De-frosting a building-sized refrigerator

The Fulton Market Cold Storage Company building in Chicago has been, well, storing cold things since the 1920s. But last July, the company sold the building and moved to a more modern facility outside town, leaving the old cold storage warehouse to be turned into offices.

But first, the new owners had to defrost it.

The Fulton Market Cold Storage building has ice-covered walls for the same reason a freezer can get covered in hard, packed ice. When you put something into a freezer — say, a giant slab of beef fresh from a slaughterhouse — that thing contains moisture. There's liquid trapped inside it. Over time, especially if it's not sealed very well, that moisture will turn into water vapor in the air. When temperature changes cause that vapor to condense back into liquid, it instantly freezes — turning to ice anywhere it touches.

In your fridge at home, that's just an annoyance. At the Fulton Market Cold Storage building, it was epic.

Besides the video above, you should really check out the amazing photos taken for the ice, pre-melt, by photographer Gary Jensen.

Via This Is Colossal


  1. Having defrosted a few freezers in my time I do not envy these guys.  A normal freezer can put out a pretty powerful funk when you defrost it, I can’t imagine what a 90 year old meat market freezer smells like. 

    1. That’s exactly the first thing I thought.  I hope they have an industrial supply of baking soda/clorox/febreze on hand…

      1. Given that they are doing a pretty serious renovation(and this was a fairly stark industrial interior to start with), they might be able to get away with bringing in a fairly punchy ozone generator and running that for a while.

        The ones that allege to be usable in occupied spaces tend to be dangerous or lying; but if ‘compatible with human health’ isn’t a problem, ozone will oxidize its merry way right through just about anything organic(but is sufficiently unstable that it will decay back to ordinary oxygen in relatively short order).

  2. This is in an area of town that has been experiencing a lot of change in the last two decades: used to be bustling at 4:00am with all the restauranteurs and store owners buying fish, veggies, etc. for the day from open stalls.  Now many of the buildings have been converted into loft apartments and all the necessary neighborhood amenities have been added, such as dry cleaners, grocery stores, etc. (which literally didn’t exist there 20 years ago).  Basically, the area went the way of coopers and blacksmiths.

  3. I’m imagining giant-sized versions of items that normally get uncovered during a defrost.  A half-consumed vat of Cherry Garcia, crystalized beyond recognition.  An entire herd of freezer-burned cattle.  Rafts of mummified spinach blocks.  Captain America.  I’m sure you get the idea.

      1. Doubly unfortunately, the box the camera is sitting on was a crate containing the mortal remains of Messrs. Macready and Childs, discovered in the ruins of the U.S. National Science Institute Station 4 / Antarctic Outpost #31.

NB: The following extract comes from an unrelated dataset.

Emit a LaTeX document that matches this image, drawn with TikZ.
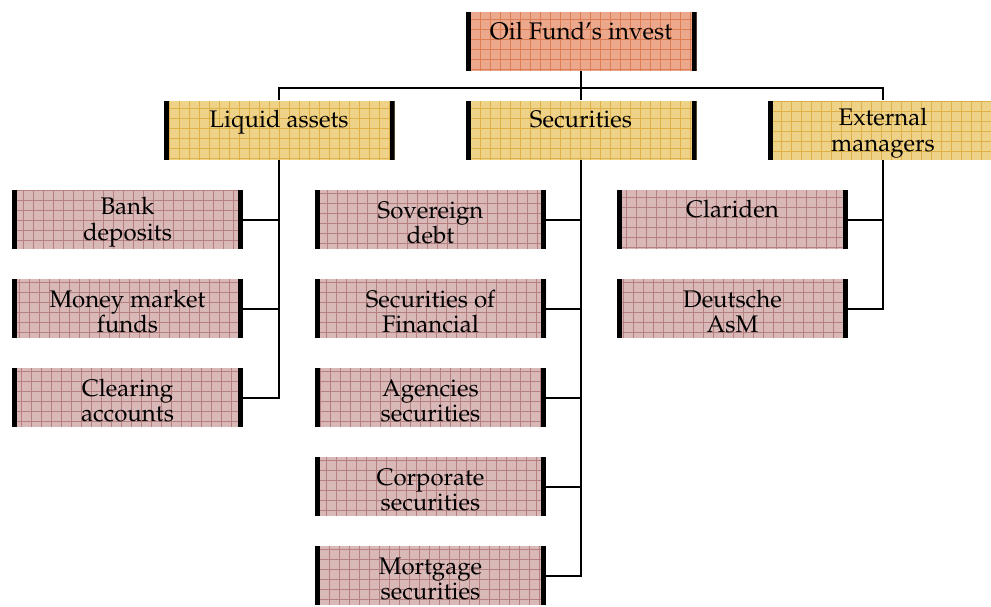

        Hey, what happens to the camera at 40 seconds?

  4. Those pictures are beautiful. I would hope that the designers for the new space take the buildings history into account. They could really make some neat offices.

    1. It’s true!  You can almost see the ghostly outlines of hams that are yet-to-be. . .and look!  There’s Chrysoprase the troll!

  5. IIRC, Seattle had a similar freezer thawed out a few years back, and found a *fascinating* new problem.  The entire building was sitting on top of 20′ of permafrost that had built up over the decades, and partially sank into the muck over a few months after they turned the cold off.

  6. The linked comment about the smell of fish and meat not having subsided was somewhat stomach churning. I hope that as they reduce the building to its concrete shell, they can blast off the offending olfactory layer.

    And kudos to SRAM for attempting to recycle the building if possible.

    1. We used to call our grocery store in San Francisco “Rotting Meat”. It was clean, but a half century of dribbles into the (probably asbestos tile) flooring under the butcher counter does build up a residual aroma.

  7. I seem to remember that when Billingsgate Fish Market in London moved in 1982, the defrosting took some time and there were fears that as the permafrost under the building went away, the building might collapse. Scientists stood by to retrieve crates of fish as they emerged from the ice pack and I vaguely remember (but can’t find on a five second web search) that several interesting things were recorded regarding the change in average fish size over the decades and (I think) levels of parasites in the fish over the years. 

     (Remembering things became much easier after they invented the internet.)

    Edit: can’t find any specifics, but the news articles I found did remind me that Billingsgate was 900 years old when it moved.

    1. What was the world like before mobile phones and the internet? I lived there and can’t remember how we got anything done.

  8. Many years ago, I was told that a farmer bought the land previously occupied by an ice rink, and approached the soil science department of the local university to find out how long it would take to defrost… he was disappointed to be told it would take about 150 years.

    1. Depending on where it was, that could have been a huge boon. He could grow colder temperature crops in a hotter area, frinstance.